I am also a member of the club! I was diagnosed as being completely deaf in one ear when I was about 6 years old and this has probably been the case since birth. No known cause in my case.

It never really caused me any problems when I was younger as my good ear was "normal" (perhaps only just normal but "normal" nevertheless). My listening skills in foreign languages were on the poor side but I made up for that in other areas and I wasn't really aware of it at the time. I never had to sit on the right side of someone to hear what they were saying. The only issue was knowing the direction of sounds which never really caused a problem.

However, I started to get tinnitus when I was 21 and from about the age of 26 I was convinced that my good ear was deteriorating slowly. Nothing showed up in the hearing tests though until I was 33 when my good ear was showing high frequency loss equivalent to a 60 year old. Again, no known cause and I had always been told that this would not happen. Apparently my hearing was still not bad enough to warrant using a hearing aid.

I am now 37 and it is a slight nuisance. I tend to notice it when I am talking to someone behind a glass shield, such as when buying a ticket at the train station or similar. Sometimes I hear well and I am surprised and other times I can't seem to hear a thing. I am sure I have annoyed plenty of people. Like Traubert says, you can only say "pardon me" so many times. Acting grumpy is a lot less soul destroying than trying to explain it to someone who is never going to understand anyway.

I did go through a phase a few years ago when even restaurants were unbearable due to the noise of chattering (which is known to be over 90dB). This seems to have subsided somewhat now, unless restaurants over here are quieter than in the UK. At least over here if I don't hear someone they think my French is crap instead of just thinking I am stupid. I more or less gave up trying to learn German because it's so hard to catch what people are saying.

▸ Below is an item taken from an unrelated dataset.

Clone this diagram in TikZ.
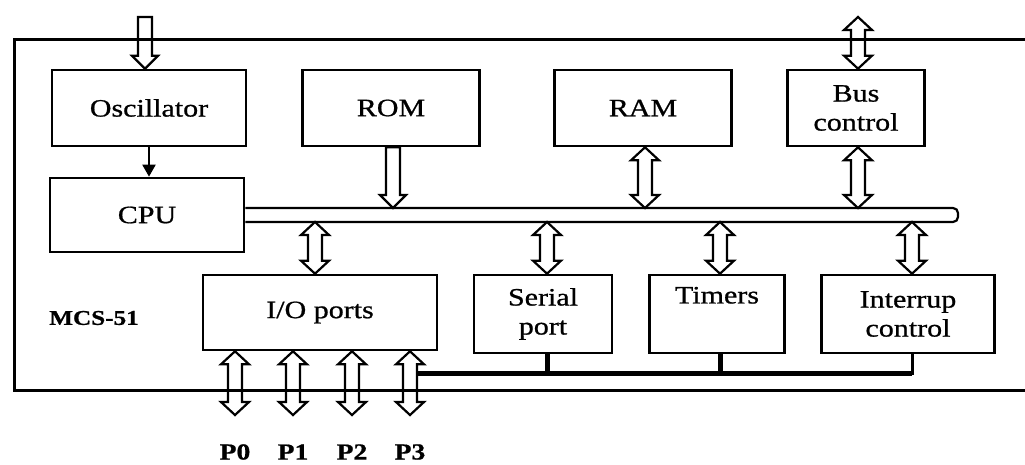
\documentclass[tikz,border=0pt]{standalone}
\usepackage{fontspec}
\setmainfont{Liberation Serif}[FakeStretch=1.2,FakeBold=0.8]
\usetikzlibrary{arrows.meta,calc}
\tikzset{
  blk/.style={draw, line width=2.6pt, inner sep=0pt, align=center,
    font=\fontsize{25}{29}\selectfont},
  harrow/.style={draw, line width=2.2pt, line join=miter},
  frame/.style={draw, line width=3pt},
  lbl/.style={font=\bfseries\fontsize{23}{26}\selectfont, inner sep=0pt},
}
\newcommand\dblarrow[2]{%
  \path[harrow] let \p1=#1, \p2=#2 in
    (\x1,\y1) -- (\x1-14pt,\y1-13pt) -- (\x1-7pt,\y1-13pt) -- (\x1-7pt,\y2+13pt)
    -- (\x1-14pt,\y2+13pt) -- (\x1,\y2) -- (\x1+14pt,\y2+13pt) -- (\x1+7pt,\y2+13pt)
    -- (\x1+7pt,\y1-13pt) -- (\x1+14pt,\y1-13pt) -- cycle;}
\newcommand\dnarrow[2]{%
  \path[harrow] let \p1=#1, \p2=#2 in
    (\x1-7pt,\y1) -- (\x1-7pt,\y2+13pt) -- (\x1-13pt,\y2+13pt) -- (\x1,\y2)
    -- (\x1+13pt,\y2+13pt) -- (\x1+7pt,\y2+13pt) -- (\x1+7pt,\y1) -- cycle;}
\begin{document}
\begin{tikzpicture}[x=1pt,y=-1pt]
\useasboundingbox (0,0) rectangle (1025,465);

% blocks
\node[blk, minimum width=194pt, minimum height=76pt] (osc) at (149,108) {Oscillator};
\node[blk, minimum width=194pt, minimum height=74pt] (cpu) at (147,215) {CPU};
\node[blk, minimum width=177pt, minimum height=76pt] (rom) at (391,108) {ROM};
\node[blk, minimum width=177pt, minimum height=76pt] (ram) at (643,108) {RAM};
\node[blk, minimum width=137pt, minimum height=76pt] (busc) at (856,108) {Bus\\control};
\node[blk, minimum width=234pt, minimum height=75pt] (io) at (320,312.5) {I/O ports};
\node[blk, minimum width=138pt, minimum height=78pt] (ser) at (543,314) {Serial\\port};
\node[blk, minimum width=135pt, minimum height=78pt] (tim) at (717,314) {Timers\\\strut};
\node[blk, minimum width=173pt, minimum height=78pt] (intc) at (908,314) {Interrup\\control};

\node[lbl, font=\bfseries\fontsize{21}{24}\selectfont] (mcs) at (94,318) {MCS-51};

% internal bus
\coordinate (bustop) at (600,208);
\coordinate (busbot) at (600,222);
\coordinate (busend) at (958,208);
\draw[line width=2.2pt] (cpu.east |- bustop) [rounded corners=5pt] -- (busend)
   -- (busend |- busbot) [sharp corners] -- (cpu.east |- busbot);

% external inputs
\coordinate (oscin) at (145,17);
\coordinate (busin) at (858,17);
\dnarrow{(oscin)}{(oscin |- osc.north)}
\dblarrow{(busin)}{(busin |- busc.north)}

% oscillator to CPU
\draw[line width=2pt, -{Triangle[width=13pt,length=12pt]}] (osc.south) -- (osc.south |- cpu.north);

% bus connections
\dnarrow{($(rom.south)+(2,0)$)}{($(rom.south |- bustop)+(2,0)$)}
\dblarrow{($(ram.south)+(2,0)$)}{($(ram.south |- bustop)+(2,0)$)}
\dblarrow{($(busc.south)+(2,0)$)}{($(busc.south |- bustop)+(2,0)$)}
\dblarrow{($(io.north |- busbot)+(-5,0)$)}{($(io.north)+(-5,0)$)}
\dblarrow{($(ser.north |- busbot)+(4,0)$)}{($(ser.north)+(4,0)$)}
\dblarrow{($(tim.north |- busbot)+(3,0)$)}{($(tim.north)+(3,0)$)}
\dblarrow{($(intc.north |- busbot)+(4,0)$)}{($(intc.north)+(4,0)$)}

% port arrows
\coordinate (p0) at (235,415);
\coordinate (p1) at (293,415);
\coordinate (p2) at (352,415);
\coordinate (p3) at (410,415);
\dblarrow{(io.south -| p0)}{(p0)}
\dblarrow{(io.south -| p1)}{(p1)}
\dblarrow{(io.south -| p2)}{(p2)}
\dblarrow{(io.south -| p3)}{(p3)}
\node[lbl] (l0) at (235,452) {P0};
\node[lbl] (l1) at (293,452) {P1};
\node[lbl] (l2) at (352,452) {P2};
\node[lbl] (l3) at (410,452) {P3};

% bottom (port 3) bus
\coordinate (bbL) at (417,373);
\coordinate (bbR) at (912,373);
\draw[line width=5pt] (bbL) -- (bbR);
\draw[line width=5pt] ($(ser.south)+(4,0)$) -- ($(ser.south |- bbL)+(4,0)$);
\draw[line width=5pt] ($(tim.south)+(3,0)$) -- ($(tim.south |- bbL)+(3,0)$);
\draw[line width=3pt] (bbR |- intc.south) -- ($(bbR)+(0,2)$);

% outer frame (open on the right)
\draw[frame] (1025,40) -- (14,40) -- (14,390) -- (1025,390);
\end{tikzpicture}
\end{document}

Coming back to the OP, I would suggest getting a copy of your daughter's audiogram so that you have a baseline to compare with in years to come. I agree that avoiding loud noise would be a good idea. Stick to the obvious like swisspea says: avoid loud music , guns and industrial noise. Instruments like violins and brass and drums are known to cause hearing loss to the player and to the poor sods sat right in front of them in the orchestra. My ENT consultants always said that the only thing to worry about is bombs going off. I would disagree with that to be honest but it puts things in perspective. Nightclubs are ridiculously loud (at least in the UK) so I would avoid those. Another thing is that smoking accelerates noise induced hearing loss.

As for treatments, unfortunately I don't know of any which would be suitable. Since she has some hearing to amplify, she may be offered a hearing aid but she will have to decide if it's worth the hassle. Your daughter will probably be fine without one (even more so as she already speaks 3 languages) and you won't want to make this a bigger part of her life than it needs to be while she is growing up. Social skills are the main thing.

One more point is that I have found several doctors in the UK advising ear syringing even though this is not advised in people having only one working ear. There is a small risk of causing irreversible damage so syringing is best avoided. The safest method of ear wax removal is by suction which is done by the ENT.

I agree with the others and grynch's joke about seating arrangements made me laugh!